- [Excerpted records]
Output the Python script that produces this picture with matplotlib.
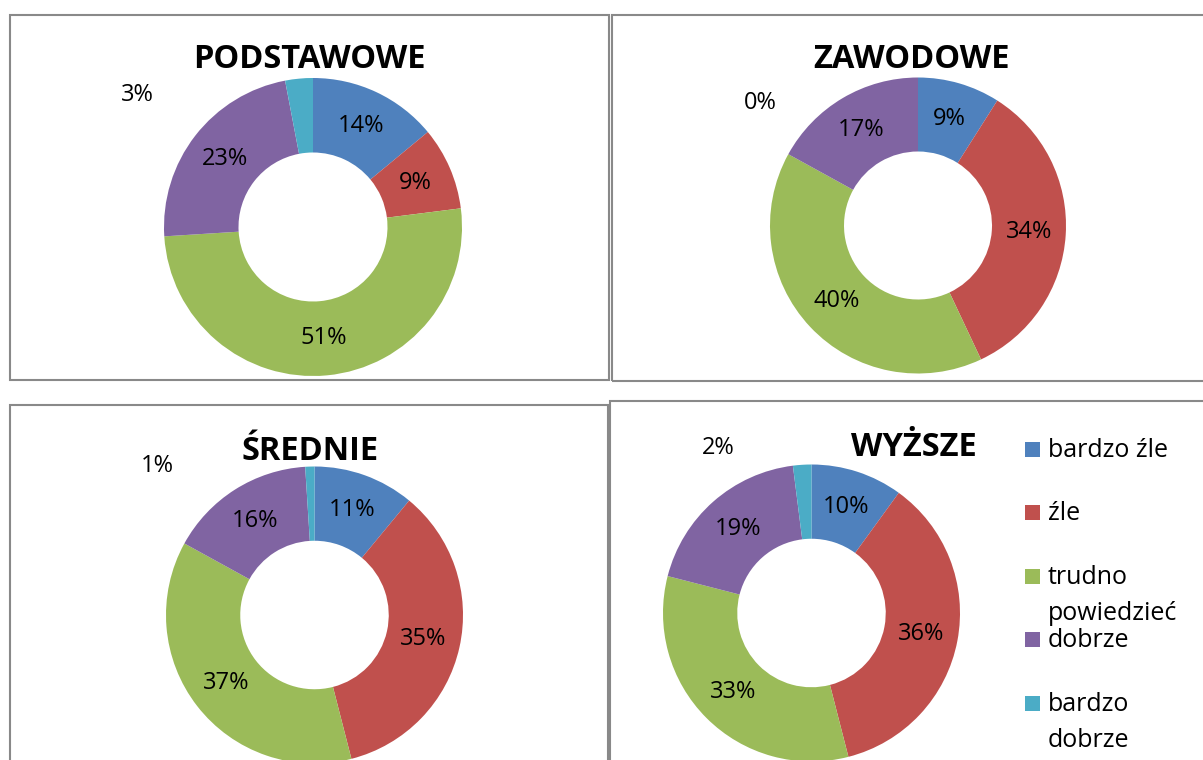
import matplotlib
matplotlib.use("Agg")
import matplotlib.pyplot as plt
from matplotlib.patches import Rectangle

# Legend categories and Excel-2007 style colours
categories = ["bardzo źle", "źle", "trudno\npowiedzieć", "dobrze", "bardzo\ndobrze"]
colors = ["#4F81BD", "#C0504D", "#9BBB59", "#8064A2", "#4BACC6"]

# Percentages per education level
titles = ["PODSTAWOWE", "ZAWODOWE", "ŚREDNIE", "WYŻSZE"]
podstawowe = [14, 9, 51, 23, 3]
zawodowe = [9, 34, 40, 17, 0]
srednie = [11, 35, 37, 16, 1]
wyzsze = [10, 36, 33, 19, 2]
series = [podstawowe, zawodowe, srednie, wyzsze]

plt.rcParams['font.family'] = ['Open Sans', 'DejaVu Sans']

W, H = 1203, 760
fig = plt.figure(figsize=(W / 100, H / 100), dpi=100)

# layout in pixels: pie centre, radius, title position, small-label offset (radius units)
centres = [(313, 227, 149), (918, 225.5, 148), (314.5, 615, 148.5), (811.5, 613, 148.5)]
title_pos = [(309.5, 68), (911.5, 68), (310.5, 460), (914, 456)]
small_pos = [(-1.178, 0.886), (-1.068, 0.828), (-1.06, 1.003), (-0.63, 1.11)]
frames = [(10, 15, 609, 380), (612, 15, 1215, 381), (10, 405, 608, 775), (610, 401, 1215, 775)]

for x0, y0, x1, y1 in frames:
    fig.add_artist(Rectangle((x0 / W, 1 - y1 / H), (x1 - x0) / W, (y1 - y0) / H,
                             transform=fig.transFigure, fill=False,
                             edgecolor='#898989', linewidth=1.5))

for vals, title, (cx, cy, r), (tx, ty), spos in zip(series, titles, centres, title_pos, small_pos):
    side = 2.5 * r
    ax = fig.add_axes([(cx - side / 2) / W, 1 - (cy + side / 2) / H, side / W, side / H])
    wedges, texts, autotexts = ax.pie(vals, colors=colors, startangle=90, counterclock=False,
                                      wedgeprops=dict(width=0.5, linewidth=0),
                                      autopct='%.0f%%', pctdistance=0.75,
                                      textprops=dict(fontsize=17, color='black'))
    ax.set_xlim(-1.25, 1.25)
    ax.set_ylim(-1.25, 1.25)
    ax.set_aspect('equal')
    autotexts[-1].set_position(spos)
    fig.text(tx / W, 1 - ty / H, title, ha='center', va='baseline',
             fontsize=23.5, fontweight='bold')

# legend drawn by hand (Excel puts the marker beside the first line)
baselines = [457, 520, 584, 647, 711]
line_step = 36
for label, col, yb in zip(categories, colors, baselines):
    fig.add_artist(Rectangle((1025 / W, 1 - yb / H), 15 / W, 15 / H,
                             transform=fig.transFigure, color=col, linewidth=0))
    for j, line in enumerate(label.split("\n")):
        fig.text(1048 / W, 1 - (yb + j * line_step) / H, line, ha='left',
                 va='baseline', fontsize=18)

fig.savefig("out.png", dpi=100, facecolor='white')
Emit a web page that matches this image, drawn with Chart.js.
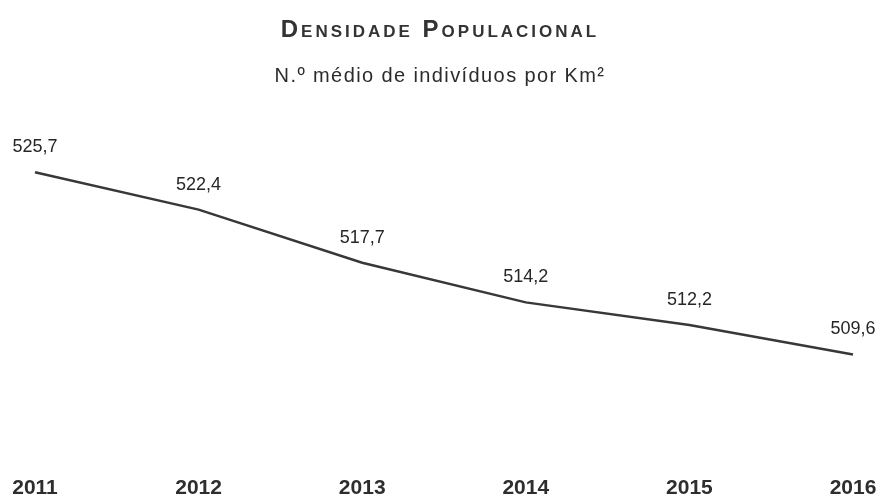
<!DOCTYPE html>
<html>
<head>
<meta charset="utf-8">
<script src="https://cdn.jsdelivr.net/npm/chart.js@4"></script>
<style>
  body { margin: 0; background: #fff; }
</style>
</head>
<body>
<canvas id="myChart" width="880" height="498"></canvas>
<script>
const ctx = document.getElementById("myChart").getContext("2d");

const chartTitle = "Densidade Populacional";
const chartSubtitle = "N.º médio de indivíduos por Km²";

const labels = ["2011", "2012", "2013", "2014", "2015", "2016"];
const densidade = [525.7, 522.4, 517.7, 514.2, 512.2, 509.6];

const fontFamily = '"Liberation Sans", Arial, sans-serif';

// title (small caps) and subtitle drawn by hand: chart.js has no
// font-variant or letter spacing option
const headerText = {
      id: "headerText",
      afterDraw(chart) {
            const c = chart.ctx;
            const cx = chart.width / 2;
            c.save();
            c.textAlign = "center";
            c.textBaseline = "alphabetic";
            c.fillStyle = "#333";
            c.font = "small-caps bold 24px " + fontFamily;
            c.letterSpacing = "3px";
            c.fillText(chartTitle, cx, 37);
            c.fillStyle = "#2b2b2b";
            c.font = "20px " + fontFamily;
            c.letterSpacing = "1.4px";
            c.fillText(chartSubtitle, cx, 82);
            c.restore();
      },
};

// value labels above each point, comma as decimal sign
const valueLabels = {
      id: "valueLabels",
      afterDatasetsDraw(chart) {
            const c = chart.ctx;
            const meta = chart.getDatasetMeta(0);
            c.save();
            c.font = "18px " + fontFamily;
            c.fillStyle = "#262626";
            c.textAlign = "center";
            c.textBaseline = "alphabetic";
            meta.data.forEach((pt, i) => {
                  const txt = densidade[i].toFixed(1).replace(".", ",");
                  c.fillText(txt, pt.x, pt.y - 20);
            });
            c.restore();
      },
};

const data = {
      labels,
      datasets: [{
            data: densidade,
            borderColor: "#383838",
            borderWidth: 2.5,
            pointRadius: 0,
            tension: 0,
            fill: false,
      }],
};

const config = {
      type: "line",
      data: data,
      plugins: [headerText, valueLabels],
      options: {
            responsive: false,
            animation: false,
            layout: {
                  padding: { left: 35, right: 27, top: 101, bottom: -15 },
            },
            plugins: {
                  legend: { display: false },
                  tooltip: { enabled: false },
            },
            scales: {
                  x: {
                        offset: false,
                        grid: { display: false, drawTicks: false },
                        border: { display: false },
                        ticks: {
                              color: "#2e2e2e",
                              padding: 0,
                              maxRotation: 0,
                              // tall line box pushes the year labels down
                              font: { family: fontFamily, size: 21, weight: "bold", lineHeight: 2.38 },
                        },
                  },
                  y: {
                        display: false,
                        min: 500,
                        max: 532,
                  },
            },
      },
};

const myChart = new Chart(ctx, config);
</script>
</body>
</html>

- [Instruction]
Reproduce each line exactly as it appears, omitting the pictures.

- [Written answer]
Output the Python script that produces this picture with matplotlib.
import matplotlib
matplotlib.use("Agg")
import matplotlib.pyplot as plt
from matplotlib.patches import Rectangle

# Legend categories and Excel-2007 style colours
categories = ["bardzo źle", "źle", "trudno\npowiedzieć", "dobrze", "bardzo\ndobrze"]
colors = ["#4F81BD", "#C0504D", "#9BBB59", "#8064A2", "#4BACC6"]

# Percentages per education level
titles = ["PODSTAWOWE", "ZAWODOWE", "ŚREDNIE", "WYŻSZE"]
podstawowe = [14, 9, 51, 23, 3]
zawodowe = [9, 34, 40, 17, 0]
srednie = [11, 35, 37, 16, 1]
wyzsze = [10, 36, 33, 19, 2]
series = [podstawowe, zawodowe, srednie, wyzsze]

plt.rcParams['font.family'] = ['Open Sans', 'DejaVu Sans']

W, H = 1203, 760
fig = plt.figure(figsize=(W / 100, H / 100), dpi=100)

# layout in pixels: pie centre, radius, title position, small-label offset (radius units)
centres = [(313, 227, 149), (918, 225.5, 148), (314.5, 615, 148.5), (811.5, 613, 148.5)]
title_pos = [(309.5, 68), (911.5, 68), (310.5, 460), (914, 456)]
small_pos = [(-1.178, 0.886), (-1.068, 0.828), (-1.06, 1.003), (-0.63, 1.11)]
frames = [(10, 15, 609, 380), (612, 15, 1215, 381), (10, 405, 608, 775), (610, 401, 1215, 775)]

for x0, y0, x1, y1 in frames:
    fig.add_artist(Rectangle((x0 / W, 1 - y1 / H), (x1 - x0) / W, (y1 - y0) / H,
                             transform=fig.transFigure, fill=False,
                             edgecolor='#898989', linewidth=1.5))

for vals, title, (cx, cy, r), (tx, ty), spos in zip(series, titles, centres, title_pos, small_pos):
    side = 2.5 * r
    ax = fig.add_axes([(cx - side / 2) / W, 1 - (cy + side / 2) / H, side / W, side / H])
    wedges, texts, autotexts = ax.pie(vals, colors=colors, startangle=90, counterclock=False,
                                      wedgeprops=dict(width=0.5, linewidth=0),
                                      autopct='%.0f%%', pctdistance=0.75,
                                      textprops=dict(fontsize=17, color='black'))
    ax.set_xlim(-1.25, 1.25)
    ax.set_ylim(-1.25, 1.25)
    ax.set_aspect('equal')
    autotexts[-1].set_position(spos)
    fig.text(tx / W, 1 - ty / H, title, ha='center', va='baseline',
             fontsize=23.5, fontweight='bold')

# legend drawn by hand (Excel puts the marker beside the first line)
baselines = [457, 520, 584, 647, 711]
line_step = 36
for label, col, yb in zip(categories, colors, baselines):
    fig.add_artist(Rectangle((1025 / W, 1 - yb / H), 15 / W, 15 / H,
                             transform=fig.transFigure, color=col, linewidth=0))
    for j, line in enumerate(label.split("\n")):
        fig.text(1048 / W, 1 - (yb + j * line_step) / H, line, ha='left',
                 va='baseline', fontsize=18)

fig.savefig("out.png", dpi=100, facecolor='white')
Emit a web page that matches this image, drawn with Chart.js.
<!DOCTYPE html>
<html>
<head>
<meta charset="utf-8">
<script src="https://cdn.jsdelivr.net/npm/chart.js@4"></script>
<style>
  body { margin: 0; background: #fff; }
</style>
</head>
<body>
<canvas id="myChart" width="880" height="498"></canvas>
<script>
const ctx = document.getElementById("myChart").getContext("2d");

const chartTitle = "Densidade Populacional";
const chartSubtitle = "N.º médio de indivíduos por Km²";

const labels = ["2011", "2012", "2013", "2014", "2015", "2016"];
const densidade = [525.7, 522.4, 517.7, 514.2, 512.2, 509.6];

const fontFamily = '"Liberation Sans", Arial, sans-serif';

// title (small caps) and subtitle drawn by hand: chart.js has no
// font-variant or letter spacing option
const headerText = {
      id: "headerText",
      afterDraw(chart) {
            const c = chart.ctx;
            const cx = chart.width / 2;
            c.save();
            c.textAlign = "center";
            c.textBaseline = "alphabetic";
            c.fillStyle = "#333";
            c.font = "small-caps bold 24px " + fontFamily;
            c.letterSpacing = "3px";
            c.fillText(chartTitle, cx, 37);
            c.fillStyle = "#2b2b2b";
            c.font = "20px " + fontFamily;
            c.letterSpacing = "1.4px";
            c.fillText(chartSubtitle, cx, 82);
            c.restore();
      },
};

// value labels above each point, comma as decimal sign
const valueLabels = {
      id: "valueLabels",
      afterDatasetsDraw(chart) {
            const c = chart.ctx;
            const meta = chart.getDatasetMeta(0);
            c.save();
            c.font = "18px " + fontFamily;
            c.fillStyle = "#262626";
            c.textAlign = "center";
            c.textBaseline = "alphabetic";
            meta.data.forEach((pt, i) => {
                  const txt = densidade[i].toFixed(1).replace(".", ",");
                  c.fillText(txt, pt.x, pt.y - 20);
            });
            c.restore();
      },
};

const data = {
      labels,
      datasets: [{
            data: densidade,
            borderColor: "#383838",
            borderWidth: 2.5,
            pointRadius: 0,
            tension: 0,
            fill: false,
      }],
};

const config = {
      type: "line",
      data: data,
      plugins: [headerText, valueLabels],
      options: {
            responsive: false,
            animation: false,
            layout: {
                  padding: { left: 35, right: 27, top: 101, bottom: -15 },
            },
            plugins: {
                  legend: { display: false },
                  tooltip: { enabled: false },
            },
            scales: {
                  x: {
                        offset: false,
                        grid: { display: false, drawTicks: false },
                        border: { display: false },
                        ticks: {
                              color: "#2e2e2e",
                              padding: 0,
                              maxRotation: 0,
                              // tall line box pushes the year labels down
                              font: { family: fontFamily, size: 21, weight: "bold", lineHeight: 2.38 },
                        },
                  },
                  y: {
                        display: false,
                        min: 500,
                        max: 532,
                  },
            },
      },
};

const myChart = new Chart(ctx, config);
</script>
</body>
</html>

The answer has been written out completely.